What the Future Holds
Then again, Park Slope’s position as the borough’s kid-capital is slipping, with erstwhile hip Williamsburg poised to take over. Will the whole neighborhood become as cool as its hipper south side already is? Or will parents simply take over the borough? The ranks of all those fogeys opposed to the Prospect Park West bike lane are bound to start thinning.
Where You’ll Find Us
If it were socially acceptable to erect a tent in a banh mi shop, we’d live at Hanco’s, feeding off the sandwiches. If evicted, you’d find us down at V-Spot, enjoying some of the heartiest vegan fare in Brooklyn, or spread out in the park’s Nethermead, playing with a stranger’s dog, reading a book (from the Community Bookstore—perhaps a graphic novel from Galaxy Comics even!)—or illicitly drinking a bottle of wine (from Red, White and Bubbly).
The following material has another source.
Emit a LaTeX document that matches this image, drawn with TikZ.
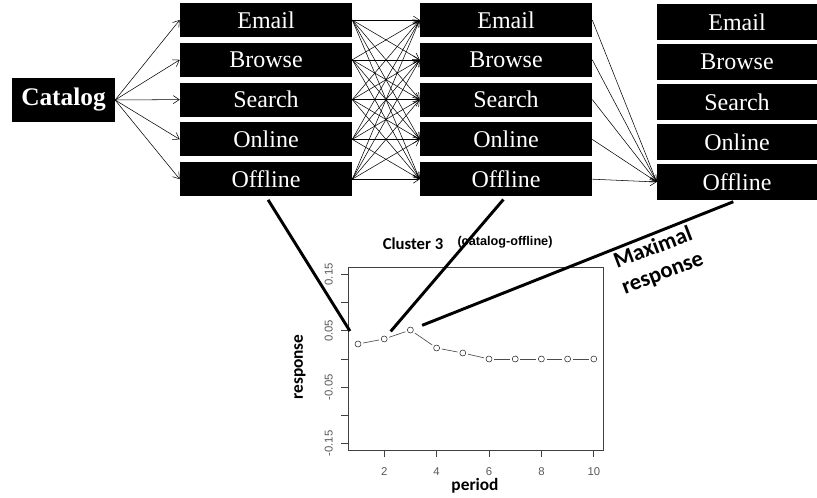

All those lingering parents do have an adverse effect. We lived here briefly, and a neighbor yelled at us during our housewarming to move our barbecue because we were “smoking out” his kid. That same neighbor woke us up one Sunday yelling at the guy above us to stop smoking marijuana on his fire escape. Hell, we used to sit and brood about those kids upstairs making such a racket. Nice things are for old people—old people who can afford the million dollars a year it takes to live well here.